Shops in Hong Kong openly trading in shark fin products - photo credit - Dorothy Cheng
Fisheries experts have noted that harmful fishing subsidies provided by the Chinese government to its distant water fishing fleet are enabling fishing captains to buy all the diesel they need to make the long journey across the Pacific to the Galapagos. Recent WTO negotiations between China and the United States to discuss the thorny issue have stalled, as American negotiators contest China's lobbying “special and differential treatment” and claim of 'developing nation status' – a claim clearly at odds with the vast size of its distant-water fishing fleet. China's fishing fleet dwarfs the rest of the world's fishing fleets, even as China's fishing boats are often registered to obscure shell companies or sail under foreign flags of convenience.
However, according to Ecuadorean enforcement officials, China's industrial fishing fleet, currently just off the Galapagos, haven't actually broken any laws yet. But in coming days they could be well poised to plunder the national park's lucrative stock of sharks – including its carefully monitored population of endangered hammerheads – if they choose to, by switching off their vessels' communications devices, a common ploy used by fishermen the world over to evade law enforcement.
Chinese fishing boats on the move Photo: China Foto Press. China’s fishing fleet operated more hours in 2016 than the next 10 biggest nations combined
Ten thousand miles away, meanwhile, along the tram tracks of Hong Kong island sits the city's shark fin dried seafood market. Like an underwater dive gone wrong, thousands of dead and dried sea creatures lie in stinking plastic bags on shelves, or in sacks on the floor of tiny shops of 'Dried Seafood Street,' as the Hong Kong Tourism Board likes to tout it. These businesses, often suspected to be nothing more than fronts for money laundering, will sell you a kilo of 'superior shark fin' for an eye-watering £622 per kilo. Or if you prefer the cheaper option, a kilo of raw, unbleached, shark fin will set you back £185 – but you'll have to scrape off the rough grey shark skin yourself.

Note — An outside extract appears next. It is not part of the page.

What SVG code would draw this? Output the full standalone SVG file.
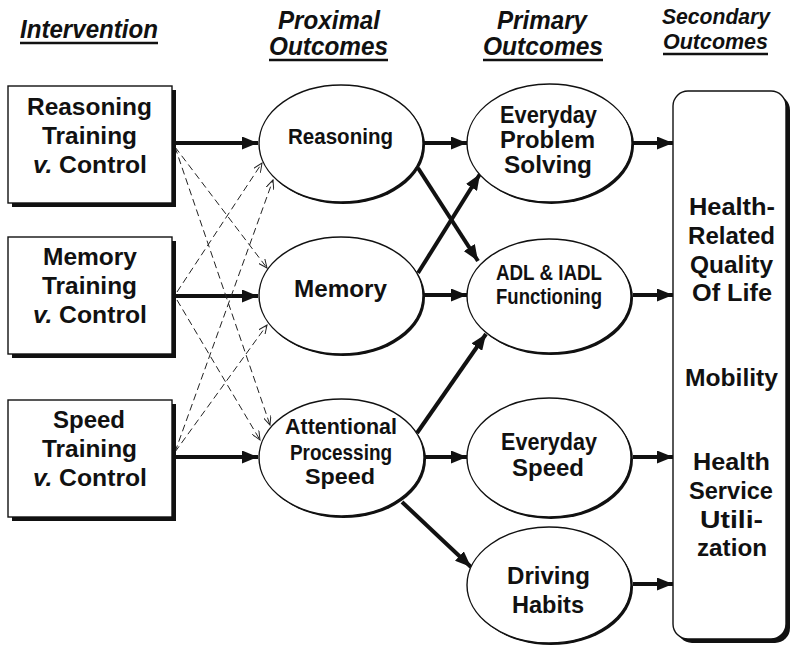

Shark fin products on sale in Hong Kong - photo credit - __Dorothy Cheng
Even though shark fin soup is still considered a luxury for many Chinese, don't expect that eating it comes without risk. Mercury, and its more toxic cousin methyl-mercury, if found in seafood, can cause Alzheimer's disease. This month a report by Florida International University found that every single sample they collected from Hong Kong's shark fin market for analysis contained staggeringly high amounts of mercury, far surpassing legal limits set by Hong Kong's Centre for Food Safety. Garcia Barcia, one of the study's co-authors, said, “The results were astonishing. The mercury levels are [...] six to ten times higher than what a safe level of mercury would be considered in Hong Kong.”
Sharks are in deep trouble, globally. In a separate scientific study, Global Finprint found sharks to be “functionally extinct” in many coral reefs around the world. Scientists placed cameras on 371 reefs in 58 countries but found sharks were virtually absent from 20% of the reefs they checked. It's not unreasonable to suggest that Hong Kong's unregulated shark fin market, where bags upon bags of baby blacktip reef sharks sit alongside Chinese medicine quack remedies, has played a major role in obliterating the world's coral reefs.
Back home there is a growing momentum to ban the UK's dirty shark fin trade. An Early Day Motion to ban the import of shark fin into the UK, sponsored by the Scottish National Party, now has 22 MPs supporting it. A public petition on Parliament's website now has over 17,000 signatures. And as Brexit day looms, the UK government finds itself in a unique position to break free from the European Union's constrictive fisheries laws, much of which are influenced by Spain, which just so happens to be the largest exporter of frozen shark fin to Hong Kong.